Safety issues have not been specifically addressed in this study; however, lipids are generally biocompatible and a major constituent of cell membranes. Liposomes have been used in human clinical trials for allergen vaccination using subcutaneous injection where Dermatophagoides pteronyssinus extract encapsulated in DOPC/cholesterol liposomes has been shown to be well tolerated, safe, and efficacious.48 However, in the present study we did use a low molar ratio (1 mol% and 6 mol%) of cationic lipids (DOTAP) to formulate OVA. Cationic lipids have been found to induce in vivo toxicity when used in large amounts. However, we do not expect that the small amounts used in the present study will induce toxicity. Even though we did not observe any adverse effects using the formulations in the present study, more detailed studies of toxicity should be carried out in future investigations.
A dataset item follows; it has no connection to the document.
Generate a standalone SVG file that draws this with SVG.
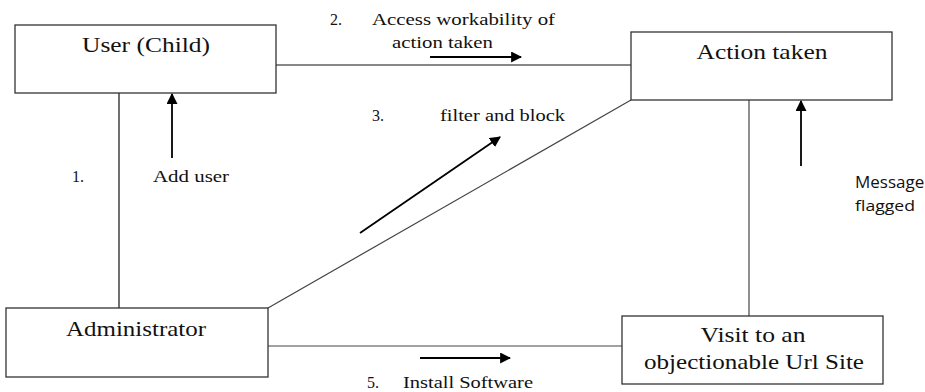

In conclusion, the OVA-liposomes investigated in this project have a long shelf-life and both OVA-POPC and OVA-DOPC liposomes used as drug delivery systems in this study enhanced the treatment efficacy when administered sublingually compared to free OVA and consequently prohibit induction of allergic parameters when SLIT is performed prior to allergic sensitization.

Acknowledgments

We thank Tobias Naesborg, Eva Diemar, Stina Thorup, Sandra Urioste, and Stephanie La Fontaine Svenstrup for their support in the animal facility and in the laboratory. This project was funded by The Danish Agency for Science, Technology and Innovation and ALK Abelló A/S and was carried out at the Technical University of Denmark and at ALK Abelló A/S, Denmark.

Disclosure

The authors report no conflicts of interest in this work.